On Tue, Sep 14, 2010 at 08:56:04PM +1000, Dave Chinner wrote:
> From: Dave Chinner <dchinner@xxxxxxxxxx>
> With delayed logging greatly increasing the sustained parallelism of inode
> operations, the inode cache locking is showing significant read vs write
> contention when inode reclaim runs at the same time as lookups. There is
> also a lot more write lock acquistions than there are read locks (4:1 ratio)
> so the read locking is not really buying us much in the way of parallelism.

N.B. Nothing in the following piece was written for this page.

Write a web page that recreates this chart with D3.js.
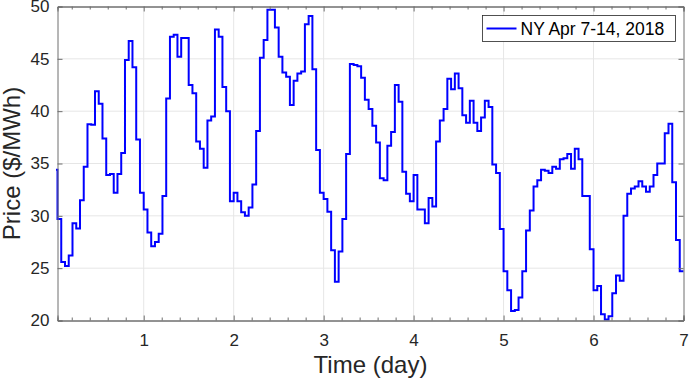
<!DOCTYPE html>
<html>
<head>
<meta charset="utf-8">
<script src="https://cdn.jsdelivr.net/npm/d3@7"></script>
<style>
  body { margin: 0; background: #fff; }
  svg { display: block; font-family: "Liberation Sans", Arial, sans-serif; }
</style>
</head>
<body>
<svg width="689" height="381"></svg>
<script>
// hourly prices ($/MWh), one array per day, hour 0 = start of Apr 7
const day1 = [34.4, 29.7, 25.6, 25.2, 26.2, 29.3, 28.8, 31.5, 34.7, 38.75, 38.7, 41.9,
              40.7, 37.4, 33.9, 34.0, 32.2, 34.0, 36.0, 44.9, 46.7, 44.2, 37.3, 32.2];
const day2 = [30.6, 28.4, 27.1, 27.5, 28.3, 31.9, 41.2, 47.1, 47.3, 45.2, 47.0, 47.0,
              42.5, 41.7, 37.1, 36.4, 34.6, 39.1, 39.5, 47.8, 47.1, 42.3, 40.0, 31.4];
const day3 = [32.2, 31.4, 30.35, 30.0, 30.8, 33.0, 38.1, 45.1, 46.8, 49.7, 49.7, 48.0,
              45.2, 43.7, 43.3, 40.6, 42.9, 43.6, 43.8, 48.3, 49.1, 44.0, 36.3, 32.2];
const day4 = [31.6, 30.4, 26.7, 23.7, 26.6, 29.7, 35.9, 44.5, 44.4, 44.3, 43.2, 41.1,
              40.2, 38.6, 37.0, 33.6, 33.4, 36.7, 38.0, 42.5, 40.9, 34.2, 32.1, 31.4];
const day5 = [33.9, 30.6, 30.6, 29.3, 31.7, 30.9, 37.1, 39.1, 40.2, 43.1, 42.1, 43.6,
              42.2, 39.6, 38.9, 41.0, 38.9, 38.1, 39.4, 41.0, 40.4, 34.9, 34.1, 28.75];
const day6 = [24.7, 22.9, 20.9, 21.0, 22.2, 24.7, 28.6, 30.5, 32.8, 33.4, 34.4, 34.3,
              34.1, 34.7, 34.5, 35.4, 35.5, 35.9, 34.5, 36.4, 35.4, 31.9, 31.9, 26.8];
const day7 = [22.9, 23.3, 20.6, 20.1, 20.4, 22.6, 24.3, 23.8, 30.0, 32.1, 32.6, 32.8,
              33.3, 32.8, 32.3, 32.8, 33.9, 35.0, 35.0, 37.9, 38.8, 33.2, 27.7, 24.7];

const xTicks = [1, 2, 3, 4, 5, 6, 7];
const yTicks = [20, 25, 30, 35, 40, 45, 50];
const seriesName = 'NY Apr 7-14, 2018';

const prices = [].concat(day1, day2, day3, day4, day5, day6, day7);
const data = prices.map((p, i) => ({t: i / 24, p: p}));
// stairs: hold the last value to the end of day 7
data.push({t: prices.length / 24, p: prices[prices.length - 1]});

const svg = d3.select('svg');
const margin = {top: 6.5, right: 5.5, bottom: 60.5, left: 57.5};
const width = 689, height = 381;
const innerWidth = width - margin.left - margin.right;
const innerHeight = height - margin.top - margin.bottom;

const x = d3.scaleLinear().domain([1 / 24, 7]).range([0, innerWidth]);
const y = d3.scaleLinear().domain([20, 50]).range([innerHeight, 0]);

const g = svg.append('g').attr('transform', `translate(${margin.left},${margin.top})`);

g.append('clipPath').attr('id', 'clip')
  .append('rect').attr('x', -1.5).attr('y', -1.5)
  .attr('width', innerWidth + 3).attr('height', innerHeight + 3);

// grid
g.append('g').selectAll('line').data(xTicks.slice(0, -1))
  .enter().append('line')
  .attr('x1', d => x(d)).attr('x2', d => x(d))
  .attr('y1', 0).attr('y2', innerHeight)
  .attr('stroke', '#e6e6e6');
g.append('g').selectAll('line').data(yTicks.slice(1, -1))
  .enter().append('line')
  .attr('y1', d => y(d)).attr('y2', d => y(d))
  .attr('x1', 0).attr('x2', innerWidth)
  .attr('stroke', '#e6e6e6');

// price line
const line = d3.line().curve(d3.curveStepAfter)
  .x(d => x(d.t))
  .y(d => y(d.p));
g.append('path').datum(data)
  .attr('clip-path', 'url(#clip)')
  .attr('d', line)
  .attr('fill', 'none')
  .attr('stroke', '#0000ff')
  .attr('stroke-width', 2);

// axes (box with ticks on all sides)
const minor = d3.range(1, 36).map(i => i / 5).filter(v => !xTicks.includes(v));
const axisColor = '#6e6e6e';
const axBottom = g.append('g').attr('transform', `translate(0,${innerHeight})`)
  .call(d3.axisBottom(x).tickValues(xTicks).tickSize(-5).tickPadding(13).tickFormat(d3.format('d')));
const axBottomMinor = g.append('g').attr('transform', `translate(0,${innerHeight})`)
  .call(d3.axisBottom(x).tickValues(minor).tickSize(-3).tickFormat(''));
const axTop = g.append('g')
  .call(d3.axisTop(x).tickValues(xTicks).tickSize(-5).tickFormat(''));
const axTopMinor = g.append('g')
  .call(d3.axisTop(x).tickValues(minor).tickSize(-3).tickFormat(''));
const axLeft = g.append('g')
  .call(d3.axisLeft(y).tickValues(yTicks).tickSize(-5).tickPadding(8));
const axRight = g.append('g').attr('transform', `translate(${innerWidth},0)`)
  .call(d3.axisRight(y).tickValues(yTicks).tickSize(-5).tickFormat(''));

[axBottom, axBottomMinor, axTop, axTopMinor, axLeft, axRight].forEach(a => {
  a.select('.domain').attr('stroke', axisColor);
  a.selectAll('.tick line').attr('stroke', axisColor);
  a.selectAll('text').filter(function () { return !this.textContent; }).remove();
  a.selectAll('text').attr('fill', '#262626').attr('font-size', 17)
    .attr('font-family', '"Liberation Sans", Arial, sans-serif');
});

// axis labels
svg.append('text')
  .attr('x', margin.left + innerWidth / 2).attr('y', 373)
  .attr('text-anchor', 'middle').attr('font-size', 24).attr('fill', '#262626')
  .text('Time (day)');
svg.append('text')
  .attr('transform', `translate(20,${margin.top + innerHeight / 2}) rotate(-90)`)
  .attr('text-anchor', 'middle').attr('font-size', 24).attr('fill', '#262626')
  .text('Price ($/MWh)');

// legend
const legend = svg.append('g').attr('transform', 'translate(482.5,15.5)');
legend.append('rect').attr('width', 193).attr('height', 26)
  .attr('fill', '#fff').attr('stroke', '#262626').attr('stroke-width', 0.8);
legend.append('line').attr('x1', 4).attr('x2', 34).attr('y1', 13).attr('y2', 13)
  .attr('stroke', '#0000ff').attr('stroke-width', 2);
legend.append('text').attr('x', 38).attr('y', 19.5)
  .attr('font-size', 17.5).attr('fill', '#000').text(seriesName);
</script>
</body>
</html>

That's just for your parallel creates workload, isn't it? If we'd get
that bad hit rates on normal workloads something is pretty wrong with
the inode cache.
For a workload with 4 times as many writelocks just changing the
rwlock to a spinlock should provide more benefits. Did you test what
effect this has on other workloads?
In addition to that I feel really uneasy about changes to the inode
cache locking without really heavy NFS server testing - we just had too
many issues in this area in the past.
> To avoid the read vs write contention, change the cache to use RCU locking on
> the read side. To avoid needing to RCU free every single inode, use the built
> in slab RCU freeing mechanism. This requires us to be able to detect lookups
> freed inodes, so en??ure that ever freed inode has an inode number of zero and
> the XFS_IRECLAIM flag set. We already check the XFS_IRECLAIM flag in cache hit
> lookup path, but also add a check for a zero inode number as well.
How does this interact with slab poisoning?